[HyperDB] Sharding scheme

Tue Jan 25 18:03:41 UTC 2011

I have an install that will likely grow to 10,000 sites by year's end.  
There's potential in this market space for that number to be 
significantly higher.  In the last week, it has doubled in size to 2200 
sites. The database now has over 20,000 tables.  Obviously, there is a 
need for sharding here. There were extenuating circumstances that 
prevented sharding on the initial launch but I would like to activate it 
now.

I was wondering what you thought would be a good breakdown of the 
sites...  I was thinking 100 sites per dataset would be a fair number. 
That puts each databases at 1500-ish tables per dataset.  It would 
result in my having 100 databases in the end, it has a nice even ring to 
it and is easily comprehended at a glance. My worry is that I am 
creating too many database connections and will a bottle neck of another 
kind.  Is this a concern? I don't want to create a problem where one 
doesn't currently exist. The hardware is keeping up just fine at the 
moment and I am getting sub 3 or 2 second load times.
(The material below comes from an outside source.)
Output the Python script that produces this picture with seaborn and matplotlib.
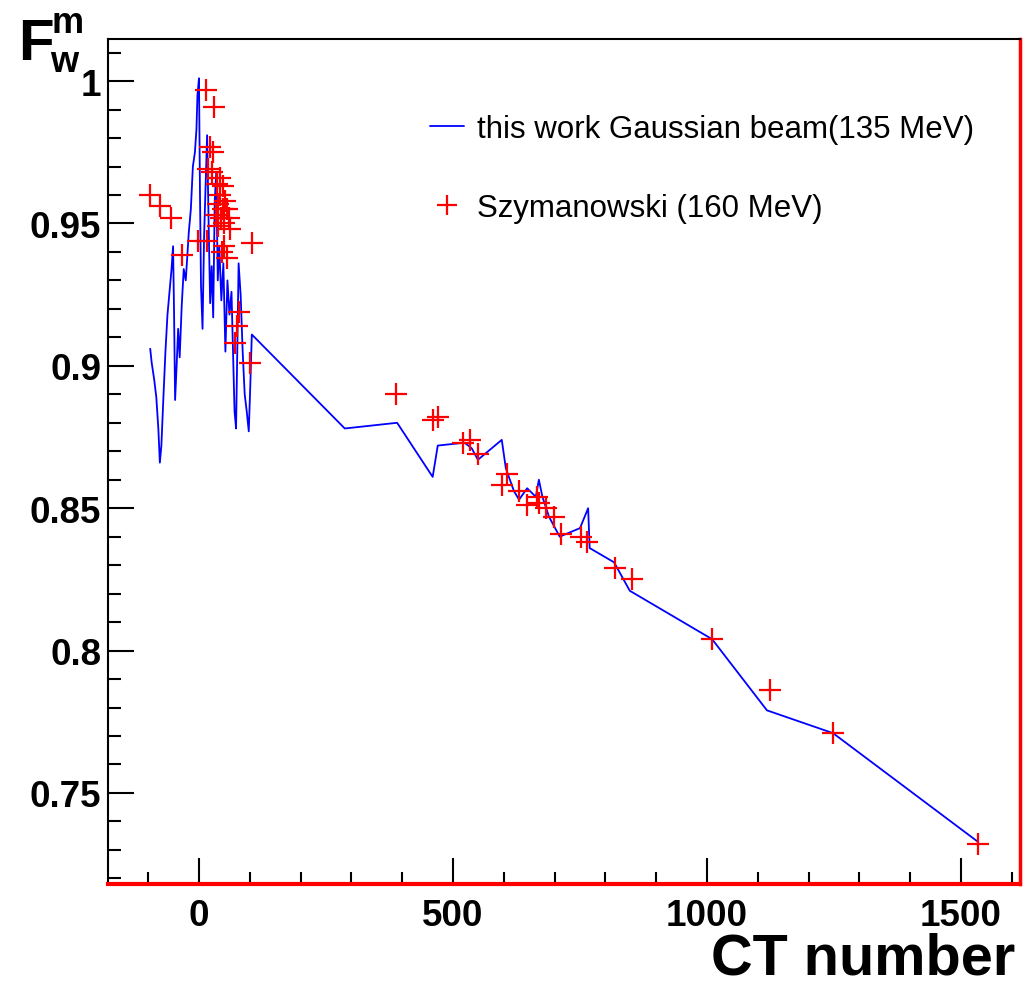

So I was thinking of functions like this in db-config.php:

for ( $counter = 0; $counter <= 30; $counter++) { // Allow for 3000 
sites for now
     // Add the connection to the Master
     $wpdb->add_database(array(
         'host' => DB_HOST,
         'user' => DB_USER,
         'password' => DB_PASSWORD,
         'name' => DB_NAME . '_' . $counter,
         'write' => 1,
         'read' => 1,
         'dataset' => DB_NAME . '_' . $counter,
         'timeout' => 0.2, ));

     // Add the connection to the Slave(s)
     $wpdb->add_database(array(
         'host' => DB_HOST2,
         'user' => DB_USER,
         'password' => DB_PASSWORD,
         'name' => DB_NAME . '_' . $counter,
         'write' => 0,
         'read' => 1,
         'dataset' => DB_NAME . '_' . $counter,
         'timeout' => 0.2,
     ));
}

$wpdb->add_callback('ehi_dbname');

function ehi_dbname($query, $wpdb) {
     if ( preg_match("/^{$wpdb->base_prefix}\d+_/i", $wpdb->table) ) {
         $dbid = intval($wpdb->blogid/100);
         $NEW_DB_NAME = DB_NAME . "_" . $dbid;
         error_log ($wpdb->table . " would use :" . $NEW_DB_NAME);
     } else {
         $NEW_DB_NAME = DB_NAME . "_common";
         error_log ($wpdb->table . " would use :" . $NEW_DB_NAME);
     }

     return $NEW_DB_NAME;

}

Other than the fact that I wouldn't create all 100 database connections 
immediately, does that make sense? I'll probably make a foreach loop to 
make adding read servers an easy task. But I think I've got the basic 
concepts all there.  Does this seem to be a reasonable configuration 
with 1 read and 1 read/write server. These are currently running on hand 
built Amazon m1.large ec2 servers - though I am considering switching 
them over to RDS during this process.

One more thought...  Moving forward, as the need arises to create more 
read servers, does it make sense to have all of the datasets active on 
all of the read servers in order to keep reads evenly distributed? Or 
would it be better to assign odd datasets to odd numbered read servers 
and even to even numbered read servers and thus divide the connections 
needed  and evenly reduce the databases being accessed on each machines. 
Would this perhaps improve caching?

I'd love to gain from the expertise of people who have been down this 
road before.

Thanks!

-Brian Layman
The eHermit
eHermitsInc.com